Bertrand Jordan(2) cite l’exemple de populations d’archipels du Pacifique sud, qui, soumis au régime hamburgers plus frites plus coca-cola, se retrouvent majoritairement obèses et atteintes de diabète. Elles doivent certes être porteuses d’allèles qui favorisent le stockage des graisses (ce qui a peut-être favorisé leur survie dans des conditions moins fastes), mais aucune de ces personnes ne serait obèse ou diabétique avec un régime moins calorique !

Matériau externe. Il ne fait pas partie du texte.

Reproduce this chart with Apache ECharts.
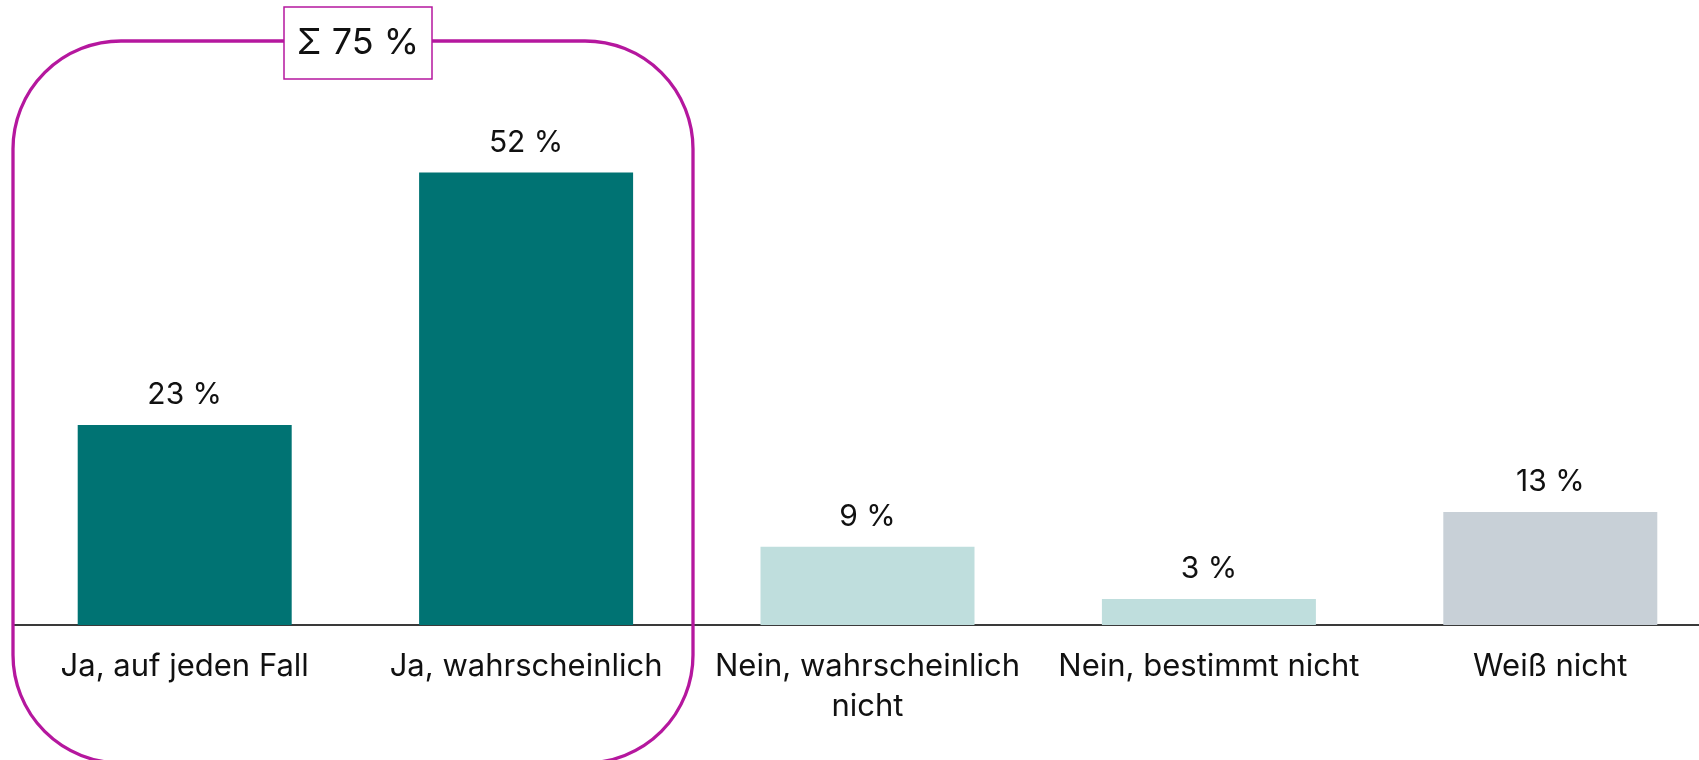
<!DOCTYPE html>
<html>
<head>
<meta charset="utf-8">
<script src="https://cdn.jsdelivr.net/npm/echarts@6/dist/echarts.min.js"></script>
<style>
  html, body { margin: 0; padding: 0; background: #fff; }
  #chart { width: 1699px; height: 760px; }
</style>
</head>
<body>
<div id="chart"></div>
<script>
const categories = ['Ja, auf jeden Fall', 'Ja, wahrscheinlich', 'Nein, wahrscheinlich\nnicht', 'Nein, bestimmt nicht', 'Weiß nicht']
const values = [23, 52, 9, 3, 13]
const barColors = ['#007373', '#007373', '#bfdedd', '#bfdedd', '#c8d0d7']
const sumLabel = 'Σ 75 %'

const magenta = '#b5179e'
const font = 'Inter, "Noto Sans", sans-serif'

const chart = echarts.init(document.getElementById('chart'))

chart.setOption({
  backgroundColor: '#ffffff',
  animation: false,
  // last category runs past the right edge of the canvas
  grid: { left: 14, right: -22, top: 103, bottom: 135, outerBoundsMode: 'none' },
  xAxis: {
    type: 'category',
    data: categories,
    axisLine: { lineStyle: { color: '#3a3a3a', width: 2 } },
    axisTick: { show: false },
    axisLabel: {
      interval: 0,
      margin: 22,
      color: '#111',
      fontFamily: font,
      fontSize: 31,
      lineHeight: 40,
    },
  },
  yAxis: { type: 'value', min: 0, max: 60, show: false },
  series: [
    {
      type: 'bar',
      barWidth: 214,
      data: values.map((v, i) => ({ value: v, itemStyle: { color: barColors[i] } })),
      label: {
        show: true,
        position: 'top',
        distance: 15,
        color: '#111',
        fontFamily: font,
        fontSize: 30,
        formatter: (p) => p.value + ' %',
      },
    },
  ],
  graphic: [
    {
      type: 'rect',
      shape: { x: 13, y: 41, width: 680, height: 722, r: 108 },
      style: { fill: 'none', stroke: magenta, lineWidth: 3.3 },
      z: 10,
    },
    {
      type: 'rect',
      shape: { x: 284, y: 7, width: 148, height: 72 },
      style: { fill: '#fff', stroke: magenta, lineWidth: 1.5 },
      z: 11,
    },
    {
      type: 'text',
      x: 358,
      y: 43,
      style: {
        text: sumLabel,
        fontFamily: font,
        fontSize: 36,
        fill: '#111',
        align: 'center',
        verticalAlign: 'middle',
      },
      z: 12,
    },
  ],
})
</script>
</body>
</html>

Malgré cela, la recherche de profits et le besoin généralisé de déresponsabilisation (inavoué par les individus mais de plus en plus revendiqué par la société) font que les succès remportés par la génétique pour les maladies où le rôle d’un gène est déterminant conduisent aussitôt à la généralisation des conclusions à toutes les maladies qui sont susceptibles de rapporter de gros bénéfices (cancers, obésités, diabètes...).

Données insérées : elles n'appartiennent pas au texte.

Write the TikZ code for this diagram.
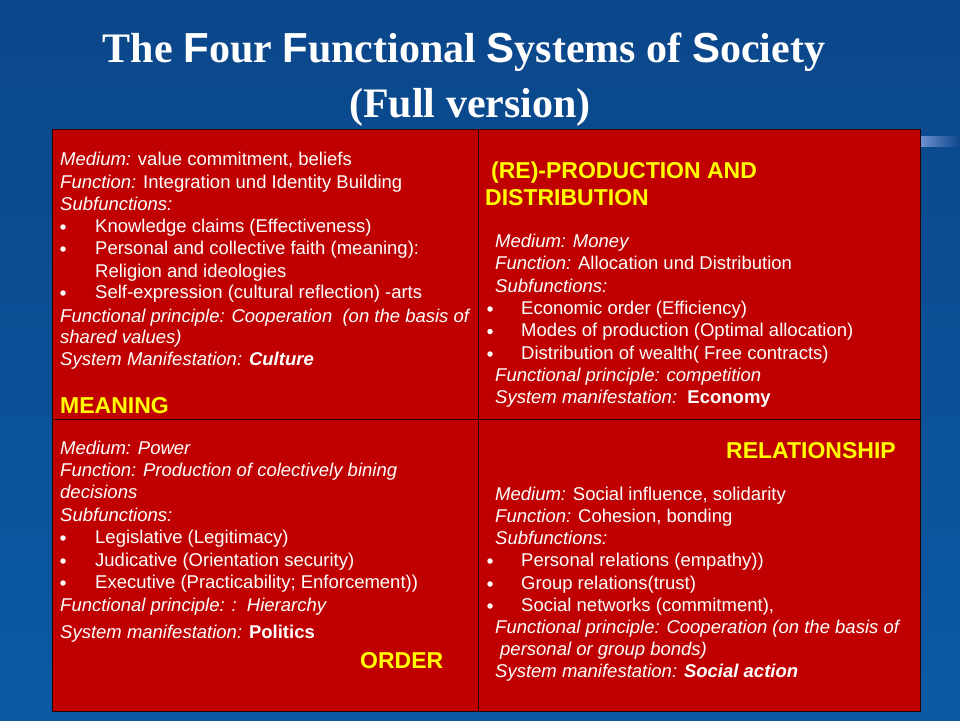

Pire, mais inévitable puisque ce qui attire dans le "déterminisme génétique", c’est un peu le mythe du destin, on trouve partout l’idée que les comportements aussi seraient déterminés génétiquement. De gros battages médiatiques sont ainsi organisés autour du "chromosome du crime", du "gène de l’homosexualité" ou du "gène de l’alcoolisme", sans aucun fondement. À chaque fois, il ne s’agit que d’une équipe de chercheurs qui croit avoir trouvé que certains "marqueurs chromosomiques" se retrouvent en plus grande proportion chez les criminels, les homosexuels ou les alcooliques étudiés que chez des personnes de référence. Et à chaque fois, quand une autre équipe cherche à obtenir les mêmes résultats sur d’autres groupes de personnes, cela ne donne plus rien. Le plus étonnant serait que cela donne quelque chose. Et le plus révélateur de l’abusif et inquiétant rôle de la génétique dans nos sociétés, c’est que tant d’équipes cherchent à trouver une relation si simpliste entre gènes et comportement. Pourquoi toutes les relations pourtant évidentes et bien visibles entre les situations familiales, les expériences vécues, les conditions de vie et les comportements adoptés sont aussitôt oubliées, dès qu’apparaît l’ombre d’un gène "responsable" ?

Finalement, il se peut que la thérapie génique puisse guérir certaines maladies, pour lesquelles le rôle d’un gène est prédominant, et c’est tant mieux. Ils se peut même que, comme l’a affirmé lors d’une conférence l’actuel directeur du Généthon, on arrive à soigner des cancers par thérapie génique sans comprendre comment ça marche. Mais il est sûr que la tendance généralisée à tout expliquer par un rédhibitoire "c’est dans les gènes !" est une absurdité sans nom qui n’a de raison d’être que la promotion d’une société individualiste et déresponsabilisante.

L’Eugène Noir & Rouge.

Le Combat Syndicaliste, nov.-déc. 2000


[1] Ceci est vrai pour toutes les cellules sauf pour la fabrication des spermatozoïdes et des ovules aux cours de laquelle se font des brassages chromosomiques.

[2] "Les imposteurs de la génétique", de Bertrand Jordan aux éditions du Seuil, 2000.

[3] "La fin du tout génétique ? Vers de nouveaux paradigmes en biologie", de Henri Atlan, INRA Ed., Paris, 1999.